The project aims to develop a system for generating paraphrases using transformer-based models. Fine-tuning the pre-trained models on a large-scale dataset of sentence pairs, consisting of source sentences and their corresponding paraphrases, and evaluation of their performance on several benchmarks was performed. To accomplish the project’s objectives, several tasks were undertaken, such as researching and allocating resources, collecting and translating datasets, sampling, filtering, and analyzing the feasibility of the model. The comprehensive approach employed in the project has enabled the development of a powerful tool for generating high-quality paraphrases, which could enhance the natural language processing and generation capabilities of various applications.
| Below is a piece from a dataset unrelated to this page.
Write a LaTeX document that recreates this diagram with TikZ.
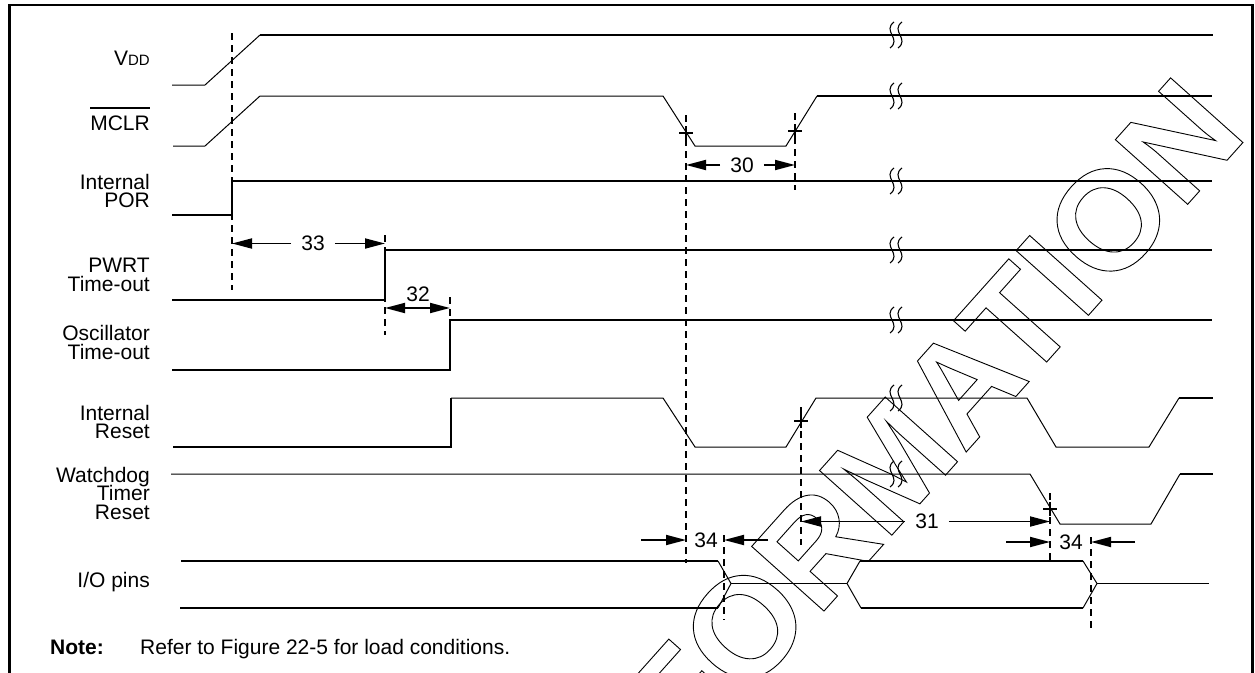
\documentclass[tikz,border=0pt]{standalone}
\usepackage{fontspec}
\setmainfont{Liberation Sans}
\usetikzlibrary{arrows.meta}
\begin{document}
\begin{tikzpicture}[x=1pt,y=-1pt,
  thk/.style={line width=1.8pt},
  thn/.style={line width=1pt},
  guide/.style={line width=1.8pt, dash pattern=on 6.5pt off 5.5pt},
  dimr/.style={line width=1.8pt, -{Triangle[length=20pt,width=10pt]}},
  dimb/.style={line width=1.8pt, {Triangle[length=20pt,width=10pt]}-{Triangle[length=20pt,width=10pt]}},
  lbl/.style={font=\fontsize{21}{21}\selectfont, inner sep=0pt, anchor=base east},
  num/.style={font=\fontsize{21}{21}\selectfont, inner xsep=10pt, inner ysep=0pt},
  tickx/.pic={\draw[line width=1.5pt] (-7,0) -- (7,0) (0,-7) -- (0,7);},
  brkmark/.pic={\draw[line width=1.1pt] (0,-13) .. controls (-12,-4) and (8,4) .. (-4,13);
                \draw[line width=1.1pt] (8,-13) .. controls (-4,-4) and (16,4) .. (4,13);}]

\useasboundingbox (0,0) rectangle (1255,672);

% frame
\draw[line width=2.5pt] (9.5,700) -- (9.5,5) -- (1252.5,5) -- (1252.5,700);

% watermark (outlined text)
\begin{scope}
\clip (10,6) rectangle (1252,672);
\node[rotate=48.2, inner sep=0pt, font=\fontsize{141}{141}\selectfont\bfseries] (wm) at (885,470)
  {\special{pdf:literal direct 1 Tr 0.9 w}INFORMATION\special{pdf:literal direct 0 Tr}};
\end{scope}

% labels
\node[lbl] (lvdd) at (150,65) {V{\fontsize{15}{15}\selectfont DD}};
\node[lbl] (lmclr) at (150,130) {MCLR};
\draw[line width=1.3pt] ([yshift=7pt]lmclr.north west) -- ([yshift=7pt]lmclr.north east);
\node[lbl] (lpor1) at (150,189) {Internal};
\node[lbl] (lpor2) at (150,207.5) {POR};
\node[lbl] (lpw1) at (150,272.5) {PWRT};
\node[lbl] (lpw2) at (150,291) {Time-out};
\node[lbl] (losc1) at (150,340.5) {Oscillator};
\node[lbl] (losc2) at (150,359) {Time-out};
\node[lbl] (lir1) at (150,420) {Internal};
\node[lbl] (lir2) at (150,438.5) {Reset};
\node[lbl] (lwd1) at (150,482) {Watchdog};
\node[lbl] (lwd2) at (150,500.5) {Timer};
\node[lbl] (lwd3) at (150,519) {Reset};
\node[lbl] (lio) at (150,587) {I/O pins};
\node[font=\fontsize{21}{21}\selectfont\bfseries, anchor=base west, inner sep=0pt] (note) at (50,654) {Note:};
\node[font=\fontsize{21}{21}\selectfont, anchor=base west, inner sep=0pt] (notetxt) at (140,654) {Refer to Figure 22-5 for load conditions.};

% signals
% VDD
\draw[thn] (172,85) -- (205,85) -- (260,35);
\draw[thk] (260,35) -- (1213,35);
% MCLR
\draw[thn] (173,146) -- (205,146) -- (260,96) -- (663,96) -- (695,146) -- (786,146) -- (817,96);
\draw[thk] (817,96) -- (1212,96);
% Internal POR
\draw[thk] (172,215) -- (232,215) -- (232,181) -- (1212,181);
% PWRT
\draw[thk] (172,300) -- (385,300) -- (385,250) -- (1212,250);
% Oscillator
\draw[thk] (172,370) -- (450,370) -- (450,320) -- (1212,320);
% Internal Reset
\draw[thk] (173,447) -- (451,447) -- (451,398);
\draw[thn] (451,398) -- (663,398) -- (695,447) -- (786,447) -- (816,398) -- (1027,398) -- (1056,447) -- (1149,447) -- (1179,398);
\draw[thk] (1179,398) -- (1213,398);
% Watchdog
\draw[thn] (171,474) -- (1030,474) -- (1060,524) -- (1151,524) -- (1180,474);
\draw[thk] (1180,474) -- (1213,474);
% I/O pins
\draw[thk] (181,561) -- (718,561);
\draw[thk] (180,608) -- (718,608);
\draw[thn] (718,561) -- (731,583.5) -- (718,608);
\draw[thk] (731,583.5) -- (847,583.5);
\draw[thn] (847,583.5) -- (860,561) (847,583.5) -- (861,608);
\draw[thk] (860,561) -- (1083,561) (861,608) -- (1083,608);
\draw[thn] (1083,561) -- (1097,583.5) -- (1083,608);
\draw[thk] (1097,583.5) -- (1209,583.5);

% break marks
\foreach \yy in {35,96,181,250,320,398,474} { \pic at (894,\yy) {brkmark}; }

% guides
\coordinate (g1t) at (232,33);  \coordinate (g1b) at (232,290);
\coordinate (g2t) at (686,115); \coordinate (g2b) at (686,563);
\coordinate (g3t) at (795,113); \coordinate (g3b) at (795,190);
\coordinate (g4t) at (385,235); \coordinate (g4b) at (385,335);
\coordinate (g5t) at (450,297); \coordinate (g5b) at (450,316);
\coordinate (g6t) at (801,407); \coordinate (g6b) at (801,545);
\coordinate (g7t) at (1050,493); \coordinate (g7b) at (1050,563);
\coordinate (g8t) at (724,535); \coordinate (g8b) at (724,620);
\coordinate (g9t) at (1091,537); \coordinate (g9b) at (1091,632);
\foreach \g in {g1,g2,g3,g4,g5,g6,g7,g8,g9} { \draw[guide] (\g t) -- (\g b); }

% crosses
\pic at (686,133) {tickx};
\pic at (795,131) {tickx};
\pic at (801,421) {tickx};
\pic at (1050,509) {tickx};

% dimensions
\node[num] (n33) at (313,243.5) {33};
\draw[dimr] (n33.west) -- (g1t |- n33);
\draw[dimr] (n33.east) -- (g4t |- n33);

\node[num, inner sep=0pt] (n32) at (418,294) {32};
\draw[dimb] (385,308) -- (450,308);

\node[num] (n30) at (742,165) {30};
\draw[dimr] (n30.west) -- (g2t |- n30);
\draw[dimr] (n30.east) -- (g3t |- n30);

\node[num] (n31) at (927,521.5) {31};
\draw[dimr] (n31.west) -- (g6t |- n31);
\draw[dimr] (n31.east) -- (g7t |- n31);

\node[num] (n34a) at (706,540) {34};
\coordinate (a34l) at (641,540); \coordinate (a34r) at (768,540);
\draw[dimr] (a34l) -- (g2t |- n34a);
\draw[dimr] (a34r) -- (g8t |- n34a);

\node[num] (n34b) at (1071,542) {34};
\coordinate (b34l) at (1006,542); \coordinate (b34r) at (1135,542);
\draw[dimr] (b34l) -- (g7t |- n34b);
\draw[dimr] (b34r) -- (g9t |- n34b);

\end{tikzpicture}
\end{document}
Moreover, this model excels in utilizing mathematical and statistical metrics such as BLEU and ROUGE scores to accurately assess paraphrasing. Additionally, the model demonstrated excellent performance on different datasets, showcasing its ability to generalize across different types of test sets. But, the zero-shot evaluation produced a result not so expected, suggesting a low recall score for new sentences which highlighted the need for further improvements in the model. Similarly, this model faces significant challenges such as entity mismatches, semantic and syntactic differences, and exact match problems between the input sentences and their corresponding generated sentences. Furthermore, the implementation of a web application enabled users to input sentences and receive their paraphrases in real time, demonstrating the practicality of our approach. Nonetheless, this research emphasizes the vast potential of advanced language models to enhance natural language processing capabilities in low-resource languages.

Description

The project aims to develop a system for generating paraphrases using transformer-based models. Fine-tuning the pre-trained models on a large-scale dataset of sentence pairs, consisting of source sentences and their corresponding paraphrases, and evaluation of their performance on several benchmarks was performed.